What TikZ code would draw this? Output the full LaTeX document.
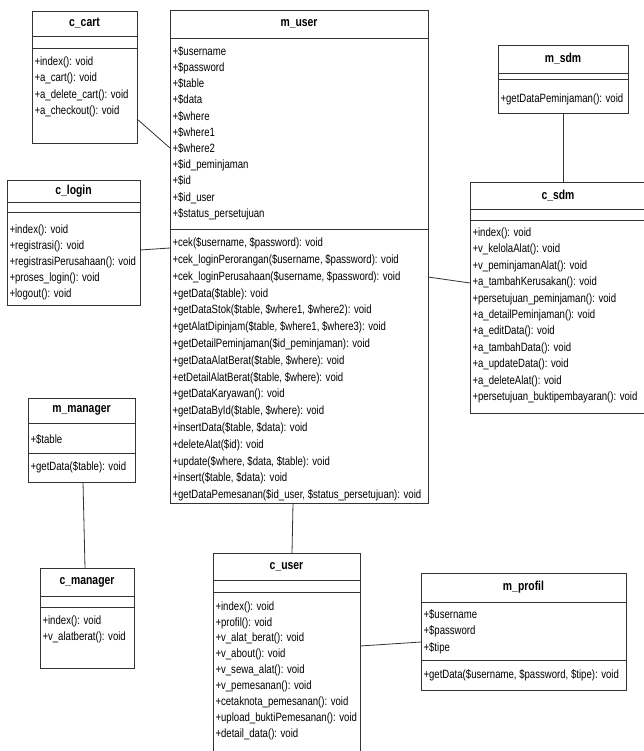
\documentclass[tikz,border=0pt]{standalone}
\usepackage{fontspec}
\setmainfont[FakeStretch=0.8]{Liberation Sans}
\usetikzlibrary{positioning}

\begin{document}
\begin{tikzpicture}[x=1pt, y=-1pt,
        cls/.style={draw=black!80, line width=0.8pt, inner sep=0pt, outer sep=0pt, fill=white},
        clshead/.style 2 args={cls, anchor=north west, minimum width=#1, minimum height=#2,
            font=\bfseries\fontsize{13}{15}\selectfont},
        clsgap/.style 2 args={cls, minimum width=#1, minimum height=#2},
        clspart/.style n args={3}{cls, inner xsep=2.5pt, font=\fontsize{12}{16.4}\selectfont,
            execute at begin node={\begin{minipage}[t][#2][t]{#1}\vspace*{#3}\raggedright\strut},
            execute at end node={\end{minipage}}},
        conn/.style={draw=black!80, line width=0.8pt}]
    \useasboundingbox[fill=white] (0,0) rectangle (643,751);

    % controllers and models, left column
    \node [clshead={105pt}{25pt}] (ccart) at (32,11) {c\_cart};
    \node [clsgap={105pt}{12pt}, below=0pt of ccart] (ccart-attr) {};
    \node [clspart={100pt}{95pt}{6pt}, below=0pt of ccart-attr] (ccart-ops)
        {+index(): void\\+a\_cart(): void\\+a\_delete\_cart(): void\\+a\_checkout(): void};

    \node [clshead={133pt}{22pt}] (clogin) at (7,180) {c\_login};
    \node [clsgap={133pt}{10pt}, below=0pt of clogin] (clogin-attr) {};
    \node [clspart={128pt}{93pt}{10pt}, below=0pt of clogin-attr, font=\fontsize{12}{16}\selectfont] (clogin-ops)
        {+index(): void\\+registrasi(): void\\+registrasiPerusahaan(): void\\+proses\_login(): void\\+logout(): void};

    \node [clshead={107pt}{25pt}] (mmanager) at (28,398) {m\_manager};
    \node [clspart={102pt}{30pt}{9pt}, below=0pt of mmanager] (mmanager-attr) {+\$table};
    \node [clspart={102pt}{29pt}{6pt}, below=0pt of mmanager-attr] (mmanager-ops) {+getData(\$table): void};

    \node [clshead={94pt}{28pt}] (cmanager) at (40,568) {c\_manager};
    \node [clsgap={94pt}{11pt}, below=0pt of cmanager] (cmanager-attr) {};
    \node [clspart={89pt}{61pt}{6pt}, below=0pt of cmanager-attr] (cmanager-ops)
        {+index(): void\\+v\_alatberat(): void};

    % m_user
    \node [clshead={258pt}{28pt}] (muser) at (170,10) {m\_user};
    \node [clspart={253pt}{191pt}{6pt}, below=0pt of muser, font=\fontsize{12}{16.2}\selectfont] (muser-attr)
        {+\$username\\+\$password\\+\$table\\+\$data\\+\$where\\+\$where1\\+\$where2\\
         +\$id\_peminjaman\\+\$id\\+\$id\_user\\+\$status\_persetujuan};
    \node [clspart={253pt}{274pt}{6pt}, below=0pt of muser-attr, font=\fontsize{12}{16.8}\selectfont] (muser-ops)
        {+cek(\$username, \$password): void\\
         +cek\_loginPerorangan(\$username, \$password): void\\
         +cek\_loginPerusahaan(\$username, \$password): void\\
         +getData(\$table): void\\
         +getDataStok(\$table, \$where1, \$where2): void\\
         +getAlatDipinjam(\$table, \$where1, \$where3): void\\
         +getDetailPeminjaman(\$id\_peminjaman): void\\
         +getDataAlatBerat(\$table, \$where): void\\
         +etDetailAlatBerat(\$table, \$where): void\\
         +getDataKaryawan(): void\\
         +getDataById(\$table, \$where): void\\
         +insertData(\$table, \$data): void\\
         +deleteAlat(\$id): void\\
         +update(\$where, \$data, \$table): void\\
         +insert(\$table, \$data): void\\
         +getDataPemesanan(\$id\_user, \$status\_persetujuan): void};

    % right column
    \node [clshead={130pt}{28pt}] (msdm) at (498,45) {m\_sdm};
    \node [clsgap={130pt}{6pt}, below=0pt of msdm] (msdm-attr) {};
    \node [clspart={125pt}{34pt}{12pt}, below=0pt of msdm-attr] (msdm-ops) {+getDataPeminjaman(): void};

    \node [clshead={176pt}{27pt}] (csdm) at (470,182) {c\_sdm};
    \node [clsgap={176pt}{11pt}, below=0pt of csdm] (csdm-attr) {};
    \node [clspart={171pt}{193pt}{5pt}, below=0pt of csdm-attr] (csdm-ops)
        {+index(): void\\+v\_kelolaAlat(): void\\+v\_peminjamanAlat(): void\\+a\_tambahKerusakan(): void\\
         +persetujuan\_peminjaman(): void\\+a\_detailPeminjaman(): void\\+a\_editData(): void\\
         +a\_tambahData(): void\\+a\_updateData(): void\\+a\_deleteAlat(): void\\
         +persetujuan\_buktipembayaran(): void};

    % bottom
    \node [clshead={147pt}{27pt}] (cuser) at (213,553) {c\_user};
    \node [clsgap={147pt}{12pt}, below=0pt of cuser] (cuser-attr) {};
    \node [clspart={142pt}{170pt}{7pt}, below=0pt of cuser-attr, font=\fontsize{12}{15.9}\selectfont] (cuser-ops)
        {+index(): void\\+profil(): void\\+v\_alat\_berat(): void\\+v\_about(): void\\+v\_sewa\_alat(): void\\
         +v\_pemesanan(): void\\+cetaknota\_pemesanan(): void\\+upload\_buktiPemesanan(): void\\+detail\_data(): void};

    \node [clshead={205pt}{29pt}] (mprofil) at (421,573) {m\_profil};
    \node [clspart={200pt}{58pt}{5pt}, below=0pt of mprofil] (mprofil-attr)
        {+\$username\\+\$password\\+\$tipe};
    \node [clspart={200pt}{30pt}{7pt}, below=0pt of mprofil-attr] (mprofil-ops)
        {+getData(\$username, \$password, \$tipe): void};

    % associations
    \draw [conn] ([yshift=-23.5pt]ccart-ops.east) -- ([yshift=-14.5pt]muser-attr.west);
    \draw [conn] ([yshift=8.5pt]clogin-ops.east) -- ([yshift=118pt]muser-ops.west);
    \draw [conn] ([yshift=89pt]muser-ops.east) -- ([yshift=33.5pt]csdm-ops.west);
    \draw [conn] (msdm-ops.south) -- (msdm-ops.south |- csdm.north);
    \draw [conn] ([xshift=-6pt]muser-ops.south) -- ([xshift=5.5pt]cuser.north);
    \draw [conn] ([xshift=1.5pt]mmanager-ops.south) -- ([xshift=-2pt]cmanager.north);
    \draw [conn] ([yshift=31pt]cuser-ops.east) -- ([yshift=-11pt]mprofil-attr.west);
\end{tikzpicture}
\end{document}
* * * * *
Task: Pictures are excluded; output everything else in the data verbatim.

Finished task:
What TikZ code would draw this? Output the full LaTeX document.
\documentclass[tikz,border=0pt]{standalone}
\usepackage{fontspec}
\setmainfont[FakeStretch=0.8]{Liberation Sans}
\usetikzlibrary{positioning}

\begin{document}
\begin{tikzpicture}[x=1pt, y=-1pt,
        cls/.style={draw=black!80, line width=0.8pt, inner sep=0pt, outer sep=0pt, fill=white},
        clshead/.style 2 args={cls, anchor=north west, minimum width=#1, minimum height=#2,
            font=\bfseries\fontsize{13}{15}\selectfont},
        clsgap/.style 2 args={cls, minimum width=#1, minimum height=#2},
        clspart/.style n args={3}{cls, inner xsep=2.5pt, font=\fontsize{12}{16.4}\selectfont,
            execute at begin node={\begin{minipage}[t][#2][t]{#1}\vspace*{#3}\raggedright\strut},
            execute at end node={\end{minipage}}},
        conn/.style={draw=black!80, line width=0.8pt}]
    \useasboundingbox[fill=white] (0,0) rectangle (643,751);

    % controllers and models, left column
    \node [clshead={105pt}{25pt}] (ccart) at (32,11) {c\_cart};
    \node [clsgap={105pt}{12pt}, below=0pt of ccart] (ccart-attr) {};
    \node [clspart={100pt}{95pt}{6pt}, below=0pt of ccart-attr] (ccart-ops)
        {+index(): void\\+a\_cart(): void\\+a\_delete\_cart(): void\\+a\_checkout(): void};

    \node [clshead={133pt}{22pt}] (clogin) at (7,180) {c\_login};
    \node [clsgap={133pt}{10pt}, below=0pt of clogin] (clogin-attr) {};
    \node [clspart={128pt}{93pt}{10pt}, below=0pt of clogin-attr, font=\fontsize{12}{16}\selectfont] (clogin-ops)
        {+index(): void\\+registrasi(): void\\+registrasiPerusahaan(): void\\+proses\_login(): void\\+logout(): void};

    \node [clshead={107pt}{25pt}] (mmanager) at (28,398) {m\_manager};
    \node [clspart={102pt}{30pt}{9pt}, below=0pt of mmanager] (mmanager-attr) {+\$table};
    \node [clspart={102pt}{29pt}{6pt}, below=0pt of mmanager-attr] (mmanager-ops) {+getData(\$table): void};

    \node [clshead={94pt}{28pt}] (cmanager) at (40,568) {c\_manager};
    \node [clsgap={94pt}{11pt}, below=0pt of cmanager] (cmanager-attr) {};
    \node [clspart={89pt}{61pt}{6pt}, below=0pt of cmanager-attr] (cmanager-ops)
        {+index(): void\\+v\_alatberat(): void};

    % m_user
    \node [clshead={258pt}{28pt}] (muser) at (170,10) {m\_user};
    \node [clspart={253pt}{191pt}{6pt}, below=0pt of muser, font=\fontsize{12}{16.2}\selectfont] (muser-attr)
        {+\$username\\+\$password\\+\$table\\+\$data\\+\$where\\+\$where1\\+\$where2\\
         +\$id\_peminjaman\\+\$id\\+\$id\_user\\+\$status\_persetujuan};
    \node [clspart={253pt}{274pt}{6pt}, below=0pt of muser-attr, font=\fontsize{12}{16.8}\selectfont] (muser-ops)
        {+cek(\$username, \$password): void\\
         +cek\_loginPerorangan(\$username, \$password): void\\
         +cek\_loginPerusahaan(\$username, \$password): void\\
         +getData(\$table): void\\
         +getDataStok(\$table, \$where1, \$where2): void\\
         +getAlatDipinjam(\$table, \$where1, \$where3): void\\
         +getDetailPeminjaman(\$id\_peminjaman): void\\
         +getDataAlatBerat(\$table, \$where): void\\
         +etDetailAlatBerat(\$table, \$where): void\\
         +getDataKaryawan(): void\\
         +getDataById(\$table, \$where): void\\
         +insertData(\$table, \$data): void\\
         +deleteAlat(\$id): void\\
         +update(\$where, \$data, \$table): void\\
         +insert(\$table, \$data): void\\
         +getDataPemesanan(\$id\_user, \$status\_persetujuan): void};

    % right column
    \node [clshead={130pt}{28pt}] (msdm) at (498,45) {m\_sdm};
    \node [clsgap={130pt}{6pt}, below=0pt of msdm] (msdm-attr) {};
    \node [clspart={125pt}{34pt}{12pt}, below=0pt of msdm-attr] (msdm-ops) {+getDataPeminjaman(): void};

    \node [clshead={176pt}{27pt}] (csdm) at (470,182) {c\_sdm};
    \node [clsgap={176pt}{11pt}, below=0pt of csdm] (csdm-attr) {};
    \node [clspart={171pt}{193pt}{5pt}, below=0pt of csdm-attr] (csdm-ops)
        {+index(): void\\+v\_kelolaAlat(): void\\+v\_peminjamanAlat(): void\\+a\_tambahKerusakan(): void\\
         +persetujuan\_peminjaman(): void\\+a\_detailPeminjaman(): void\\+a\_editData(): void\\
         +a\_tambahData(): void\\+a\_updateData(): void\\+a\_deleteAlat(): void\\
         +persetujuan\_buktipembayaran(): void};

    % bottom
    \node [clshead={147pt}{27pt}] (cuser) at (213,553) {c\_user};
    \node [clsgap={147pt}{12pt}, below=0pt of cuser] (cuser-attr) {};
    \node [clspart={142pt}{170pt}{7pt}, below=0pt of cuser-attr, font=\fontsize{12}{15.9}\selectfont] (cuser-ops)
        {+index(): void\\+profil(): void\\+v\_alat\_berat(): void\\+v\_about(): void\\+v\_sewa\_alat(): void\\
         +v\_pemesanan(): void\\+cetaknota\_pemesanan(): void\\+upload\_buktiPemesanan(): void\\+detail\_data(): void};

    \node [clshead={205pt}{29pt}] (mprofil) at (421,573) {m\_profil};
    \node [clspart={200pt}{58pt}{5pt}, below=0pt of mprofil] (mprofil-attr)
        {+\$username\\+\$password\\+\$tipe};
    \node [clspart={200pt}{30pt}{7pt}, below=0pt of mprofil-attr] (mprofil-ops)
        {+getData(\$username, \$password, \$tipe): void};

    % associations
    \draw [conn] ([yshift=-23.5pt]ccart-ops.east) -- ([yshift=-14.5pt]muser-attr.west);
    \draw [conn] ([yshift=8.5pt]clogin-ops.east) -- ([yshift=118pt]muser-ops.west);
    \draw [conn] ([yshift=89pt]muser-ops.east) -- ([yshift=33.5pt]csdm-ops.west);
    \draw [conn] (msdm-ops.south) -- (msdm-ops.south |- csdm.north);
    \draw [conn] ([xshift=-6pt]muser-ops.south) -- ([xshift=5.5pt]cuser.north);
    \draw [conn] ([xshift=1.5pt]mmanager-ops.south) -- ([xshift=-2pt]cmanager.north);
    \draw [conn] ([yshift=31pt]cuser-ops.east) -- ([yshift=-11pt]mprofil-attr.west);
\end{tikzpicture}
\end{document}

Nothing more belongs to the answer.